We adventured off to the Black Forest a few weeks ago. Our hotel was in Ohlsbach, about 2 km away from the train station and 20 km from France. The hotel was closed when we arrived, so we wandered around until we found a cafe with beer. A good German pils is delicious when you’re hungry. And even though it was 3 pm on Friday, a perfectly acceptable time for stores to remain open, everything but this cafe was closed. The cafe was outside of a bed-and-breakfast, but it felt like it was right smack in the middle of someone’s private driveway. Cats roamed around. An old lady checked on us from time to time, as she took care of household chores. An old tractor contraption rusted nearby.
The next day, we walked the 2 km to Gengenbach. Apple season is in full force, and apple trees along the road were bursting with apples. They tasted delicious, and nobody shot at us.
The scenery was beautiful, but Alissa never noticed.
First, we went in search of Brauerei Willmann. Unfortunately, it had apparently shut down many years before, and the building was converted into a Greek restaurant that serves two shots of alcohol with dinner. The lady outside let us go in and look around anyway. Lots of old pipes and such.
I think the best word for Gengenbach is ‘quaint.’ Their city website highlights all the best tourist attractions, so we decided to check it out. Who doesn’t want to see an old grain house?! But we eventually forgot what we were doing and just wandered around, poking our heads into any street or alley that looked cool. We later went back and checked off all the items on the list. As it turns out, 80 percent of the attractions were centered around this oddly tiny statue.
The farmers’ market in the background was a win. We bought some young cheese and ate it with bread. It was a sour cheese, and was the best thing I ate all day. Seriously delicious. We also tried every kind of grape we could find. I even picked grapes off the vines growing around town. Alissa couldn’t stop me, because everyone knows grapes are delightful, and not poisonous in any way.
But they had seeds in them and were extremely sweet. We couldn’t even finish these three tiny branches. And the social-acceptability of spitting out seeds onto beautiful cobblestone streets is questionable. Storing the seeds in a pouch in your cheek, and then barfing them into the closest trash can is not much better.

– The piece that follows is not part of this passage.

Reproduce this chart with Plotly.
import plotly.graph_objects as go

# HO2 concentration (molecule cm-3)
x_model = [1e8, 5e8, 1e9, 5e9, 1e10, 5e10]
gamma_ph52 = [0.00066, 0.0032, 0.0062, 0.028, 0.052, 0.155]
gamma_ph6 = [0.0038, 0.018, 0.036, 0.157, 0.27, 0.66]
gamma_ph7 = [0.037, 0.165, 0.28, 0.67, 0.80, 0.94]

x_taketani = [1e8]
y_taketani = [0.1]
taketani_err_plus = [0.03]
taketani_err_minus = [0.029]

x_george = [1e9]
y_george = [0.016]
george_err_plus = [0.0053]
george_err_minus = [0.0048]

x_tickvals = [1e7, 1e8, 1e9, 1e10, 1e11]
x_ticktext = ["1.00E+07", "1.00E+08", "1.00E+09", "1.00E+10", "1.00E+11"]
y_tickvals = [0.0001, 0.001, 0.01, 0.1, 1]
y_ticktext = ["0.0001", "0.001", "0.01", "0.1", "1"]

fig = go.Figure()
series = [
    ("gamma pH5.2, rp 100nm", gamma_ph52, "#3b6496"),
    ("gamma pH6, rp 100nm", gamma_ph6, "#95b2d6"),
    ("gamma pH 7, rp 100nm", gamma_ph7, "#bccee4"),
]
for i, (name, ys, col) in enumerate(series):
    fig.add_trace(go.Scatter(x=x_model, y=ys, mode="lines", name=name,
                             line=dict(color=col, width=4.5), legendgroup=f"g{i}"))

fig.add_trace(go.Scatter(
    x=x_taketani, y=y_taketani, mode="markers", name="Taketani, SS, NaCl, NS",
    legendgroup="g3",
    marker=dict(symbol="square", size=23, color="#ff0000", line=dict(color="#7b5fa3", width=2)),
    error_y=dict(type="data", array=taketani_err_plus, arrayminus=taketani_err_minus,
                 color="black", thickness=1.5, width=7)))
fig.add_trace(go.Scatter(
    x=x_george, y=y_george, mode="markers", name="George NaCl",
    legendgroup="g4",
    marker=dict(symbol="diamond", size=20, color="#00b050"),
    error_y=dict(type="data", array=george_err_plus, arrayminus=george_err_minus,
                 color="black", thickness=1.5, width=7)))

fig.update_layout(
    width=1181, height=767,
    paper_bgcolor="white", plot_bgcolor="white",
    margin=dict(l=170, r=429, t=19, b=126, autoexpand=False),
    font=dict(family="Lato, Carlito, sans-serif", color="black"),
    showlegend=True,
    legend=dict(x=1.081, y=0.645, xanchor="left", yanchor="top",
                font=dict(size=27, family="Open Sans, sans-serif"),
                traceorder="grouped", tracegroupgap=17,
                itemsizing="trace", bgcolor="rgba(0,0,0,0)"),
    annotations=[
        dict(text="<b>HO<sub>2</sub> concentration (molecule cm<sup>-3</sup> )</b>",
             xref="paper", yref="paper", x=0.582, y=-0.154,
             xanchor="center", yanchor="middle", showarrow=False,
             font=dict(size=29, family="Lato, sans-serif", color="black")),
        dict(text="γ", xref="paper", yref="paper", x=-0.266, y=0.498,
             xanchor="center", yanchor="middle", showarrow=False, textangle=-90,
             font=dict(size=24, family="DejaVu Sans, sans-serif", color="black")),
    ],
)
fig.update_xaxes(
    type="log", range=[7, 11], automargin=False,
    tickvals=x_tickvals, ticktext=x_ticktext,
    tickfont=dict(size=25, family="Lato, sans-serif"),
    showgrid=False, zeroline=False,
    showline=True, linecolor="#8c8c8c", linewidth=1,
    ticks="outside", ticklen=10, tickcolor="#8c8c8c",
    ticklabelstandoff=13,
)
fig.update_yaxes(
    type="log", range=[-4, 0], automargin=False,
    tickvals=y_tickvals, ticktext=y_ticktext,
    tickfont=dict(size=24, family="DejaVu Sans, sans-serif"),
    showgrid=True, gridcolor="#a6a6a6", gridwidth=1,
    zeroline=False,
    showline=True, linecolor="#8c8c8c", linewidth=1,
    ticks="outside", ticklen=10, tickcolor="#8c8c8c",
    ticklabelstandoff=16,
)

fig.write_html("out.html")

The next day, we hopped on a bus to Offenburg. We heard there was a wine festival there, but we never found it. Instead, we found another abandoned brewery. It’s hard to accept that two presumably awesome places are permanently closed. We sat in front of the building for a few minutes, hoping someone would come by and open, but it didn’t happen.
After wandering to the other side of the city, we found ourselves at the Brandeck restaurant beside the Kronen Brauerei, the brewery of the local common beer. It was pretty much just us and a bunch of elderly people. So we drank every beer they had, sipped neuer wein, and sat under the chestnut trees in beautiful, sunny weather.
All my photos are terrible. Possibly because we got drunk. I think we were there for four or five hours.
There’s an awesome castle on the hill overlooking the city, but we didn’t visit.
I know what you’re thinking. “But it’s a castle. Why go to abandoned breweries when you can go to a castle?” And you have a valid point. I don’t know. Honestly, it’s a little depressing. I bet you can hit those houses from the castle wall with a bow and arrow. If the people living here don’t already have a town competition like that, it’s time to start one.
Right before we left to get on the train, Alissa ducked into a bakery and grabbed a slice of Schwarzwälder Kirschtorte (“black forest cherry cake”). It was the most delicious cake I’ve ever had. Super rich cherries in a chocolate cake drenched with alcohol.
We may have been drunk again for the train ride home.